WHAT YOU NEED TO DO
Copy from the first line below down to and including the line with "plt.rcParams['font.family'] = ['Liberation". Skip the pictures.

INFORMATION SHOWN

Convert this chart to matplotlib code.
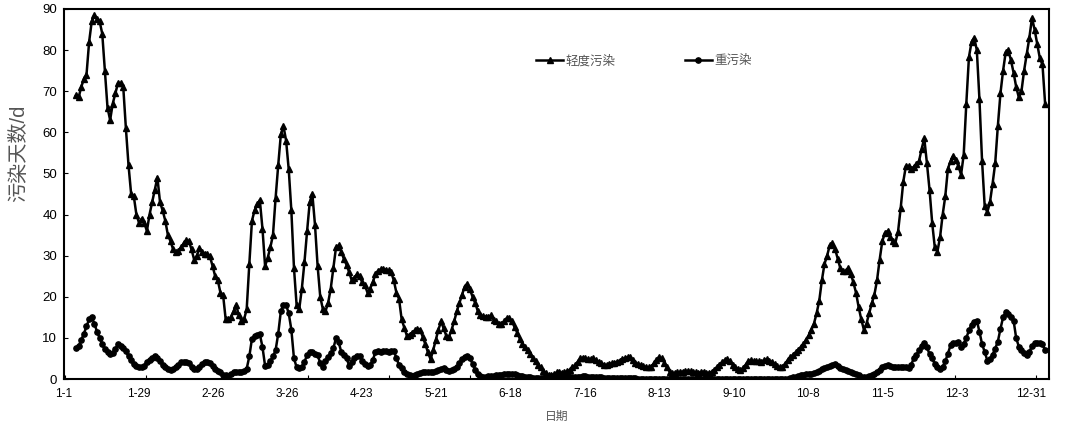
import numpy as np
import matplotlib
matplotlib.use('Agg')
import matplotlib.pyplot as plt

plt.rcParams['font.family'] = ['Liberation Sans', 'Noto Sans CJK SC']

# daily values (one point per marker)
light = [
    69, 68.5, 71, 73, 74, 82, 87, 88.5, 87.5, 87,
    84, 75, 66, 63, 67, 69.5, 72, 72, 71, 61,
    52, 45, 44.5, 40, 38, 39, 38, 36, 40, 43,
    46, 49, 43, 41, 38.5, 35, 33.5, 31.5, 30.8, 31.2,
    32, 33, 33.8, 33.5, 31.5, 29, 30, 31.8, 31, 30.5,
    30.4, 29.8, 27.5, 25, 24, 21, 20.5, 14.5, 14.5, 15,
    16.5, 18, 15.5, 14.2, 14.5, 17, 28, 38.5, 41, 42.5,
    43.5, 36.6, 27.5, 29.5, 32, 35, 44, 52, 59.5, 61.5,
    58, 51, 41, 27, 18, 17, 22, 28.5, 36, 43,
    45, 37.5, 27.5, 20, 17, 16.5, 18.5, 22, 27, 32,
    32.5, 31, 29.2, 27.8, 26, 24, 24.5, 25.5, 25, 23.5,
    22.8, 21, 22, 23.5, 25.5, 26.3, 26.7, 26.8, 26.6, 26.4,
    26, 24, 21, 19.5, 14.5, 12.5, 10.5, 10.8, 11.3, 11.8,
    12.2, 12, 10.3, 8.5, 6.5, 4.8, 7, 9.5, 12, 14,
    12.3, 10.5, 10.2, 12, 14, 16.5, 18.5, 20.5, 22.5, 23.2,
    21.8, 20, 18.5, 16.5, 15.5, 15.3, 15.2, 15, 15.5, 14.4,
    14, 13.5, 13.5, 14, 14.8, 14.8, 14, 12.6, 11.3, 9.8,
    8.6, 7.8, 7, 6.2, 5, 4.4, 3.5, 2.8, 2, 1.4,
    0.9, 1, 1.2, 1.6, 1.8, 1.5, 1.6, 1.9, 2.2, 3,
    3.3, 4.2, 5, 5.2, 5, 4.8, 4.9, 5, 4.6, 4.2,
    3.8, 3.5, 3.4, 3.7, 3.8, 4, 4.2, 4.5, 4.8, 5.1,
    5.3, 5.4, 4.7, 4, 3.6, 3.4, 3.2, 2.9, 2.8, 3,
    3.8, 4.6, 5.4, 5, 4, 2.8, 1.8, 1.4, 1.5, 1.6,
    1.7, 1.8, 1.9, 2, 1.9, 1.8, 1.6, 1.5, 1.7, 1.8,
    1.5, 1.5, 1.7, 2.2, 2.9, 3.5, 4.1, 4.6, 4.9, 4.3,
    3.5, 2.8, 2.5, 2.1, 2.7, 3.5, 4.3, 4.6, 4.3, 4.3,
    4.3, 4.2, 4.6, 4.8, 4.5, 4.1, 3.7, 3.1, 2.8, 3,
    3.7, 4.6, 5.3, 5.9, 6.5, 7.1, 7.8, 8.5, 9.6, 10.6,
    12, 13.5, 16, 19, 24, 28, 30, 32.5, 33, 31.7,
    29.3, 27, 26.3, 26.2, 27, 25.6, 23.5, 21, 17.5, 14.5,
    12, 13.5, 16, 18.4, 20.5, 24, 29, 33.5, 35.5, 36,
    34.5, 33.5, 33.2, 35.8, 41.5, 48, 51.8, 51.8, 51.2, 51.6,
    52.3, 53, 56, 58.5, 52.5, 46, 38, 32, 31, 34.5,
    40, 44.5, 51.2, 53, 54.3, 53.2, 51.8, 49.7, 54.5, 67,
    78.3, 82, 83, 80, 68, 53, 42, 40.6, 43, 47.5,
    52.5, 61.5, 69.5, 75, 79.5, 80, 77.5, 74.5, 71, 68.5,
    70, 75, 79, 83, 87.8, 85, 81.5, 78, 76.5, 67,
]

heavy = [
    7.5, 8, 9.5, 11, 12.8, 14.5, 15, 13.5, 11.5, 10,
    8.5, 7.2, 6.5, 6.2, 6.4, 7.2, 8.6, 8, 7.5, 6.7,
    5.5, 4.6, 3.7, 3.2, 3, 3, 3.2, 4.2, 4.7, 5.2,
    5.6, 5.2, 4.4, 3.5, 3, 2.5, 2.2, 2.5, 3, 3.5,
    4.2, 4.2, 4.2, 3.9, 3, 2.5, 2.4, 3, 3.7, 4.1,
    4.2, 4, 3.2, 2.5, 2, 1.6, 1, 0.9, 0.8, 1.3,
    1.6, 1.8, 1.8, 1.8, 1.9, 2.5, 5.5, 9.8, 10.5, 10.8,
    10.9, 7.8, 3.2, 3.3, 4.3, 5.5, 7, 11, 16.5, 18,
    18, 16, 12, 5, 2.9, 2.7, 3, 4.2, 5.8, 6.5,
    6.5, 6.1, 5.8, 3.9, 3, 4.3, 5.4, 6.3, 7.5, 9.9,
    9, 6.6, 5.9, 5.2, 3.2, 4.2, 5, 5.5, 5.5, 4.5,
    3.7, 3.2, 3.4, 4.6, 6.5, 6.8, 6.6, 6.9, 6.9, 6.6,
    6.8, 6.7, 5.2, 3.3, 2.6, 1.8, 1.1, 0.9, 0.8, 0.9,
    1.2, 1.5, 1.7, 1.7, 1.6, 1.6, 1.7, 1.9, 2.2, 2.5,
    2.7, 2.2, 2, 2.2, 2.5, 3, 3.8, 4.8, 5.4, 5.7,
    5.2, 3.6, 2.3, 1.1, 0.8, 0.6, 0.6, 0.7, 0.8, 0.8,
    0.9, 1, 1, 1.1, 1.2, 1.2, 1.2, 1.2, 1, 0.8,
    0.7, 0.6, 0.5, 0.4, 0.3, 0.3, 0.3, 0.2, 0.2, 0.2,
    0.2, 0.3, 0.3, 0.4, 0.4, 0.4, 0.5, 0.5, 0.5, 0.6,
    0.6, 0.6, 0.6, 0.7, 0.7, 0.6, 0.6, 0.5, 0.5, 0.4,
    0.4, 0.3, 0.3, 0.3, 0.2, 0.2, 0.2, 0.2, 0.2, 0.2,
    0.2, 0.2, 0.2, 0.2, 0.1, 0.1, 0.1, 0.1, 0.1, 0.1,
    0.1, 0, 0, 0, 0, 0, 0, 0, 0, 0,
    0, 0, 0, 0, 0, 0, 0, 0, 0, 0,
    0, 0, 0, 0, 0, 0, 0, 0, 0, 0,
    0, 0, 0, 0, 0, 0, 0, 0, 0, 0,
    0, 0, 0, 0, 0, 0, 0, 0, 0, 0,
    0, 0.1, 0.2, 0.4, 0.6, 0.8, 0.9, 1, 1.1, 1.2,
    1.3, 1.5, 1.7, 2, 2.4, 2.7, 3, 3.2, 3.5, 3.6,
    3.1, 2.7, 2.4, 2.2, 2, 1.8, 1.5, 1.2, 0.9, 0.6,
    0.4, 0.5, 0.7, 0.9, 1.2, 1.7, 2.3, 3, 3.2, 3.3,
    3.1, 3, 3, 3, 3, 2.9, 2.8, 2.7, 3.5, 5,
    5.9, 7, 8, 8.7, 7.8, 6, 5, 3.7, 2.8, 2.4,
    3, 4.3, 6.2, 8.2, 8.7, 8.8, 9, 7.9, 8.6, 10,
    11.8, 13.2, 13.8, 14.2, 11.5, 8.5, 6.6, 4.5, 4.9, 5.9,
    7.4, 9.1, 12.2, 15, 16.2, 15.8, 15, 14.2, 9.9, 7.9,
    7, 6.3, 5.8, 6.6, 8, 8.7, 8.7, 8.7, 8.5, 7,
]

date_labels = ['1-1', '1-29', '2-26', '3-26', '4-23', '5-21', '6-18',
               '7-16', '8-13', '9-10', '10-8', '11-5', '12-3', '12-31']
series_names = ['轻度污染', '重污染']

W, H = 1073, 423
fig = plt.figure(figsize=(W / 100, H / 100), dpi=100)
ax = fig.add_axes([64 / W, 1 - 379 / H, (1049 - 64) / W, (379 - 9) / H])


def px2x(px):
    # pixel column of the picture -> index along the series
    return (np.asarray(px, dtype=float) - 75) / 2.629


x = np.arange(len(light))
ax.plot(x, light, '-^', color='black', lw=1.8, ms=3.8, label=series_names[0])
ax.plot(x, heavy, '-o', color='black', lw=1.8, ms=3.8, label=series_names[1])

ax.set_xlim(px2x(64), px2x(1049))
ax.set_ylim(0, 90)
ax.set_yticks(range(0, 91, 10))
ax.tick_params(axis='y', direction='in', length=3, labelsize=9.5, pad=5)

# month tick marks, date labels every 28 days
ax.set_xticks(px2x(64 + 81 * np.arange(13)))
ax.set_xticklabels([])
ax.tick_params(axis='x', which='major', direction='in', length=3)
ax.set_xticks(px2x(63 + 74.5 * np.arange(len(date_labels))), minor=True)
ax.set_xticklabels(date_labels, minor=True)
ax.tick_params(axis='x', which='minor', length=0, labelsize=8.5, pad=6.5)

for s in ax.spines.values():
    s.set_linewidth(1.5)

ax.set_ylabel('污染天数/d', fontsize=14.5, color='#555555')
ax.yaxis.set_label_coords(-0.036, 0.61)
ax.set_xlabel('日期', fontsize=8.5, color='#555555', labelpad=8)

ax.legend(loc='center', bbox_to_anchor=(644 / W, 1 - 61 / H),
          bbox_transform=fig.transFigure, ncol=2, frameon=False,
          fontsize=9, handlelength=2.2, columnspacing=5.5,
          handletextpad=0.2, labelcolor='#555555')

fig.savefig('out.png', dpi=100)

FULL SOLUTION
Convert this chart to matplotlib code.
import numpy as np
import matplotlib
matplotlib.use('Agg')
import matplotlib.pyplot as plt

plt.rcParams['font.family'] = ['Liberation Sans', 'Noto Sans CJK SC']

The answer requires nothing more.